Elections Européennes
L’Europe, notre avenir, plus que jamais
Par Gilles van Kote
Edito du « Monde ». Indifférence,
résignation et même hostilité : bon nombre de Français boudent l’Union
européenne (UE). Ils s’apprêteraient à manifester cet état d’esprit en
s’abstenant massivement à l’élection, dimanche 25 mai, du Parlement
européen. Si l’on croit dans l’Europe unie – et c’est l’engagement
constant du Monde depuis les débuts de la construction européenne –, on
s’affligera de cette vague d’euroscepticisme en ce début de XXIe
siècle. Car, plus que jamais, l’avenir de la France dépend de sa pleine
et entière participation au projet européen. Mais un projet rénové,
relancé.
Le
choix entre le repli national, suggéré ici ou là, et la poursuite de
cette aventure collective, souvent ingrate, qu’est la construction
européenne, n’en est pas un. Pour compter à l’heure de la
mondialisation, ère d’affrontements entre puissances économiques,
l’Europe est la voie de la France, celle qui doit lui permettre de
défendre ses intérêts et certaines de ses valeurs.
L’autre chemin, c’est celui du renoncement, d’une régression
historique, d’une négation de la France en tant que nation ambitieuse.
Ce scrutin, le huitième depuis que le Parlement européen est élu au
suffrage universel, n’échappe pas à la règle : quand ils votent, les
électeurs se prononcent davantage en fonction de considérations
intérieures que proprement « européennes ». Il y a, cependant, une
nouveauté, inquiétante : l’humeur de l’électorat n’est pas seulement à
l’indifférence à l’égard de l’UE, elle tourne bien souvent au rejet.
Incapables de tenir un discours positif sur l’Europe, les partis de
gouvernement sont en partie responsables de cet état d’esprit. Les
formations protestataires, elles, s’en nourrissent. Elles imputent à
l’Europe ou à l’euro – voire aux deux à la fois – la responsabilité des
maux, très réels, dont souffre le pays : chômage, croissance anémique,
difficulté d’intégration des immigrés. Leur diagnostic est faux.

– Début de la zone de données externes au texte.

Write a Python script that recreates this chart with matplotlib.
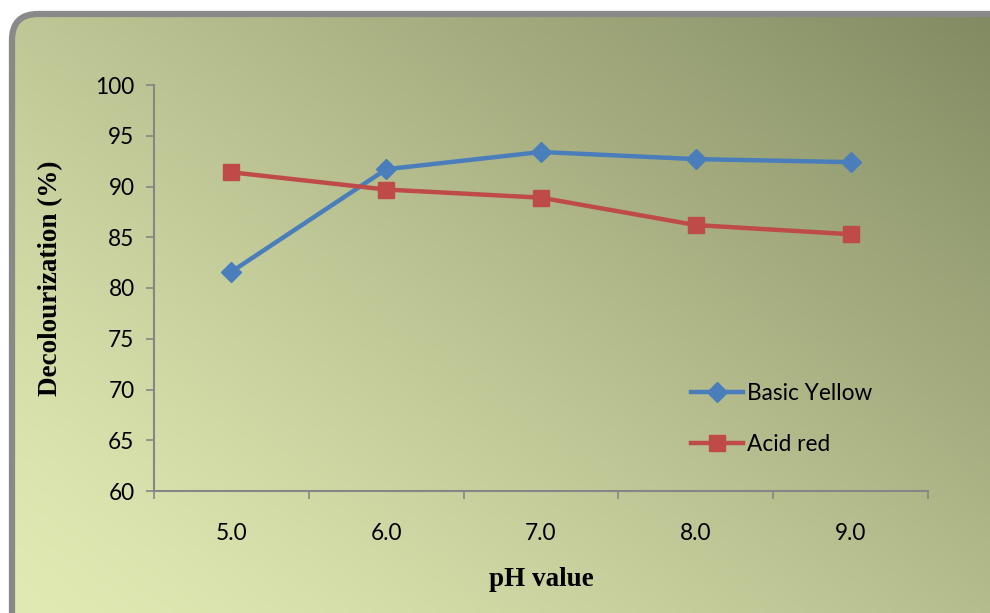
import numpy as np
import matplotlib
matplotlib.use("Agg")
import matplotlib.pyplot as plt
from matplotlib.patches import FancyBboxPatch

ph_labels = ["5.0", "6.0", "7.0", "8.0", "9.0"]
basic_yellow = [81.6, 91.7, 93.4, 92.7, 92.4]
acid_red = [91.4, 89.7, 88.9, 86.2, 85.3]
y_ticks = [60, 65, 70, 75, 80, 85, 90, 95, 100]

W, H = 990, 613
fig = plt.figure(figsize=(W / 100, H / 100), dpi=100)
fig.patch.set_facecolor("white")

# background gradient inside rounded rectangle
bg = fig.add_axes([0, 0, 1, 1])
bg.set_xlim(0, W)
bg.set_ylim(H, 0)
bg.axis("off")
xx, yy = np.meshgrid(np.linspace(0, 1, 200), np.linspace(0, 1, 130))
t = (xx * 0.55 + (1 - yy) * 0.45) ** 1.25  # 0 bottom-left, 1 top-right
c0 = np.array([226, 234, 180]) / 255
c1 = np.array([130, 138, 98]) / 255
img = c0[None, None, :] * (1 - t[..., None]) + c1[None, None, :] * t[..., None]
im = bg.imshow(img, extent=[10, W, H, 12], aspect="auto", zorder=0)
box = FancyBboxPatch((12, 14), W + 40, H + 40,
                     boxstyle="round,pad=0,rounding_size=26",
                     facecolor="none", edgecolor="#898989", linewidth=4.5, zorder=2)
bg.add_patch(box)
im.set_clip_path(box)

ax = fig.add_axes([154 / W, 1 - 491 / H, (928 - 154) / W, (491 - 85) / H])
ax.patch.set_alpha(0)
x = np.arange(len(ph_labels))
ax.plot(x, basic_yellow, color="#4a7ebb", lw=3.2, marker="D", ms=10,
        markeredgecolor="#4a7ebb", label="Basic Yellow", zorder=3, clip_on=False)
ax.plot(x, acid_red, color="#be4b48", lw=3.2, marker="s", ms=12,
        markeredgecolor="#be4b48", label="Acid red", zorder=3, clip_on=False)

ax.set_xlim(-0.5, len(ph_labels) - 0.5)
ax.set_ylim(60, 100)
ax.set_yticks(y_ticks)
ax.set_xticks(x)
ax.set_xticklabels(ph_labels)
ax.set_xticks(np.arange(-0.5, len(ph_labels)), minor=True)
ax.tick_params(axis="x", which="major", length=0, pad=23)
ax.tick_params(axis="x", which="minor", length=6, color="#868686", width=1.2, direction="out")
ax.tick_params(axis="y", length=6, color="#868686", width=1.2, direction="out", pad=8)
for lab in ax.get_xticklabels() + ax.get_yticklabels():
    lab.set_fontfamily("Lato")
    lab.set_fontsize(16.3)
    lab.set_color("black")
for s in ["top", "right"]:
    ax.spines[s].set_visible(False)
for s in ["left", "bottom"]:
    ax.spines[s].set_color("#868686")
    ax.spines[s].set_linewidth(1.5)

ax.set_xlabel("pH value", fontfamily="Liberation Serif", fontweight="bold", fontsize=19.5)
ax.set_ylabel("Decolourization (%)", fontfamily="Liberation Serif", fontweight="bold", fontsize=19.5)
ax.xaxis.set_label_coords(0.5, (491 - 592) / 406)
ax.yaxis.set_label_coords((63 - 154) / 774, (491 - 278) / 406)
ax.xaxis.label.set_va("bottom")

leg = ax.legend(loc="upper left", bbox_to_anchor=((671 - 154) / (928 - 154), (491 - 363) / (491 - 85)),
                frameon=False, labelspacing=1.3, handlelength=2.3, handletextpad=0.15,
                prop={"family": "Lato", "size": 16.3})

fig.savefig("out.png", dpi=100, facecolor="white")
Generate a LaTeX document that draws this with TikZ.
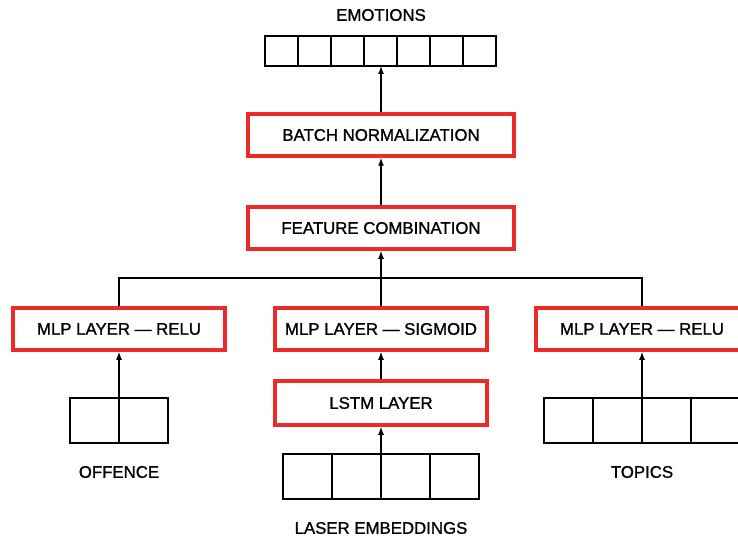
\documentclass[tikz,border=0pt]{standalone}
\usepackage{fontspec}
\setmainfont{Liberation Sans}
\newfontfamily\labelfont{Liberation Sans}[FakeBold=1.2]
\usetikzlibrary{arrows.meta,positioning}

\begin{document}
\begin{tikzpicture}[x=1pt, y=-1pt,
    layer/.style={draw=layerRed, line width=3.5pt, minimum width=266pt, minimum height=42pt, inner sep=0pt, font=\labelfont\fontsize{16.8}{19}\selectfont},
    cell/.style={draw, line width=2pt, inner sep=0pt, outer sep=0pt},
    title/.style={font=\labelfont\fontsize{16.8}{19}\selectfont},
    link/.style={line width=1.4pt, -{Latex[length=8pt,width=6pt]}},
    wire/.style={line width=1.4pt}]
    % Define colours
    \definecolor{layerRed}{HTML}{EC2A2A}

    % Define picture size
    \useasboundingbox (0,0) rectangle (738,540);
    \clip (0,0) rectangle (738,540);

    % Red layer boxes
    \node[layer] (norm) at (381,135) {BATCH NORMALIZATION};
    \node[layer] (comb) at (381,228) {FEATURE COMBINATION};
    \node[layer, minimum width=212pt] (mlpL) at (119,329) {MLP LAYER — RELU};
    \node[layer, minimum width=212pt] (mlpM) at (381,329) {MLP LAYER — SIGMOID};
    \node[layer, minimum width=212pt] (mlpR) at (642,329) {MLP LAYER — RELU};
    \node[layer, minimum width=212pt, minimum height=44pt] (lstm) at (381,403) {LSTM LAYER};

    % Output vector
    \foreach \i in {1,...,7}
        \node[cell, minimum width=33pt, minimum height=30pt] (emo-\i) at (265+33*\i-16.5,51) {};
    \node[title] (emoLabel) at (381,15) {EMOTIONS};

    % Input vectors
    \foreach \i in {1,2}
        \node[cell, minimum width=49pt, minimum height=45pt] (off-\i) at (70+49*\i-24.5,420.5) {};
    \foreach \i in {1,...,4}
        \node[cell, minimum width=49pt, minimum height=45pt] (las-\i) at (283+49*\i-24.5,476.5) {};
    \foreach \i in {1,...,4}
        \node[cell, minimum width=49pt, minimum height=45pt] (top-\i) at (544+49*\i-24.5,420.5) {};
    \node[title] (offLabel) at (119,472) {OFFENCE};
    \node[title] (lasLabel) at (381,528) {LASER EMBEDDINGS};
    \node[title] (topLabel) at (642,472) {TOPICS};

    % Connections
    \coordinate (join) at (381,278);
    \draw[wire] (mlpL.north) |- (join) -| (mlpR.north);
    \draw[link] (mlpM.north) -- (comb.south);
    \draw[link] (comb.north) -- (norm.south);
    \draw[link] (norm.north) -- (norm.north |- emo-4.south);
    \draw[link] (off-1.north east) -- (mlpL.south);
    \draw[link] (las-2.north east) -- (lstm.south);
    \draw[link] (lstm.north) -- (mlpM.south);
    \draw[link] (top-2.north east) -- (mlpR.south);

\end{tikzpicture}
\end{document}
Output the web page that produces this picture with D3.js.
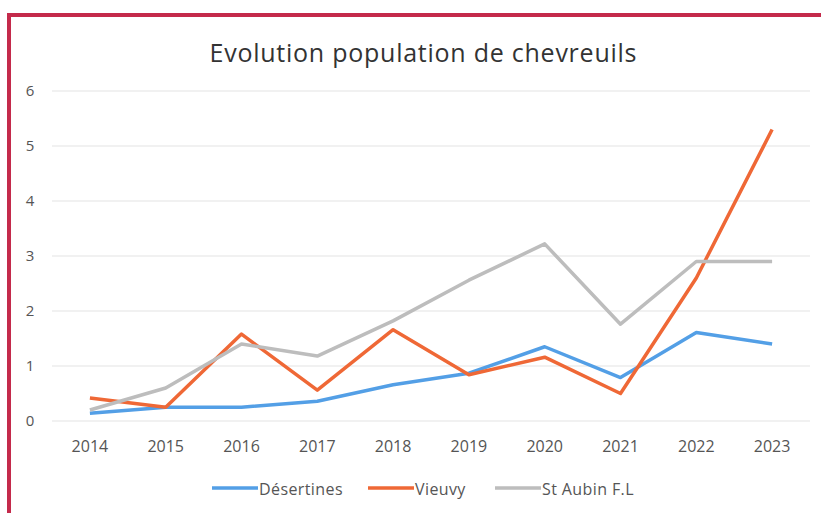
<!DOCTYPE html>
<html>
<head>
<meta charset="utf-8">
<script src="https://cdn.jsdelivr.net/npm/d3@7"></script>
<style>
  body { margin: 0; background: #fff; }
  text { font-family: "Open Sans", "Noto Sans", sans-serif; }
</style>
</head>
<body>
<div id="chart"></div>
<script>
const years = [2014, 2015, 2016, 2017, 2018, 2019, 2020, 2021, 2022, 2023];
const desertines = [0.14, 0.25, 0.25, 0.36, 0.66, 0.87, 1.35, 0.79, 1.61, 1.4];
const vieuvy = [0.42, 0.25, 1.58, 0.56, 1.66, 0.84, 1.16, 0.5, 2.6, 5.3];
const stAubin = [0.2, 0.6, 1.4, 1.18, 1.82, 2.56, 3.22, 1.76, 2.9, 2.9];
const yTicks = [0, 1, 2, 3, 4, 5, 6];

const series = [
  { name: `Désertines`, values: desertines, color: `#539fe6` },
  { name: `Vieuvy`, values: vieuvy, color: `#ef6836` },
  { name: `St Aubin F.L`, values: stAubin, color: `#bdbdbd` },
];

const width = 821, height = 513;
const margin = { top: 91, right: 11, bottom: 92, left: 52 };

const svg = d3.select(`#chart`).append(`svg`)
  .attr(`width`, width).attr(`height`, height);

// red frame (scan border)
svg.append(`line`).attr(`x1`, 7).attr(`x2`, width).attr(`y1`, 15).attr(`y2`, 15)
  .attr(`stroke`, `#c42a4b`).attr(`stroke-width`, 4);
svg.append(`line`).attr(`x1`, 9).attr(`x2`, 9).attr(`y1`, 13).attr(`y2`, height)
  .attr(`stroke`, `#c42a4b`).attr(`stroke-width`, 4);

svg.append(`text`)
  .attr(`x`, 423).attr(`y`, 62)
  .attr(`text-anchor`, `middle`)
  .attr(`textLength`, 427)
  .style(`font-size`, `25px`)
  .style(`fill`, `#333`)
  .text(`Evolution population de chevreuils`);

const xScale = d3.scaleBand()
  .domain(years)
  .range([margin.left, width - margin.right]);

const yScale = d3.scaleLinear()
  .domain([0, 6])
  .range([height - margin.bottom, margin.top]);

// gridlines
svg.append(`g`)
  .selectAll(`line`)
  .data(yTicks)
  .join(`line`)
  .attr(`x1`, margin.left)
  .attr(`x2`, width - margin.right)
  .attr(`y1`, (d) => yScale(d))
  .attr(`y2`, (d) => yScale(d))
  .attr(`stroke`, `#ededed`)
  .attr(`stroke-width`, 1.5);

// y labels
svg.append(`g`)
  .selectAll(`text`)
  .data(yTicks)
  .join(`text`)
  .attr(`x`, 30)
  .attr(`y`, (d) => yScale(d) + 5)
  .attr(`text-anchor`, `middle`)
  .style(`font-size`, `15px`)
  .style(`fill`, `#555`)
  .text((d) => d);

// x axis labels
const xAxis = svg.append(`g`)
  .attr(`transform`, `translate(0, ${height - margin.bottom})`)
  .call(d3.axisBottom(xScale).tickSize(0).tickPadding(20));
xAxis.select(`.domain`).remove();
xAxis.selectAll(`text`)
  .style(`font-size`, `16px`)
  .style(`font-family`, `"Open Sans", "Noto Sans", sans-serif`)
  .style(`fill`, `#555`);

const line = d3.line()
  .x((d, i) => xScale(years[i]) + xScale.bandwidth() / 2)
  .y((d) => yScale(d));

svg.append(`g`)
  .selectAll(`path`)
  .data(series)
  .join(`path`)
  .attr(`d`, (d) => line(d.values))
  .attr(`fill`, `none`)
  .attr(`stroke`, (d) => d.color)
  .attr(`stroke-width`, 3.5)
  .attr(`stroke-linejoin`, `round`);

// legend
const legendX = [212, 368, 495];
const legend = svg.append(`g`)
  .selectAll(`g`)
  .data(series)
  .join(`g`)
  .attr(`transform`, (d, i) => `translate(${legendX[i]}, 488)`);
legend.append(`line`)
  .attr(`x1`, 0).attr(`x2`, 46)
  .attr(`stroke`, (d) => d.color)
  .attr(`stroke-width`, 3.5);
legend.append(`text`)
  .attr(`x`, 47).attr(`y`, 7)
  .style(`font-size`, `16px`)
  .style(`letter-spacing`, `0.4px`)
  .style(`fill`, `#555`)
  .text((d) => d.name);
</script>
</body>
</html>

Ces difficultés ne sont pas l’apanage de l’Union, facile bouc
émissaire. De même que l’austérité budgétaire n’est pas l’apanage de
l’euro : on l’applique à Washington et à Londres, par exemple, avec
encore plus de brutalité. Elle est le fait de gouvernements qui
estiment, à tort ou à raison, que le niveau de leur endettement est un
frein à la croissance.
Les griefs des électeurs tiennent au chambardement qu’est la
mondialisation, ce tremblement de terre qui modifie radicalement la
répartition planétaire de la richesse et du pouvoir. Ce n’est pourtant
pas au nom d’une idéologie libérale que lui imposerait « Bruxelles »
que la France doit se réformer. C’est pour s’adapter à la
globalisation, laquelle ne va pas disparaître pour les beaux yeux de
Paris.
L’UE fonctionne mal. Mais elle a réussi beaucoup, ne serait-ce que la
paix entre ses membres. Elle doit retrouver un sens, une intention.
Elle doit peser sur la mondialisation, pour l’humaniser, la civiliser,
l’« européaniser », en se battant pour imposer des normes – sociales et
environnementales notamment.
Il lui faut, pour cela, être forte : simplifier sa gouvernance, bien
souvent illisible, mettre en place un gouvernement économique plus
avancé, assumer son ambition énergétique. Ce qui suppose d’y participer
en votant pour ceux qui veulent la construire et non la détruire.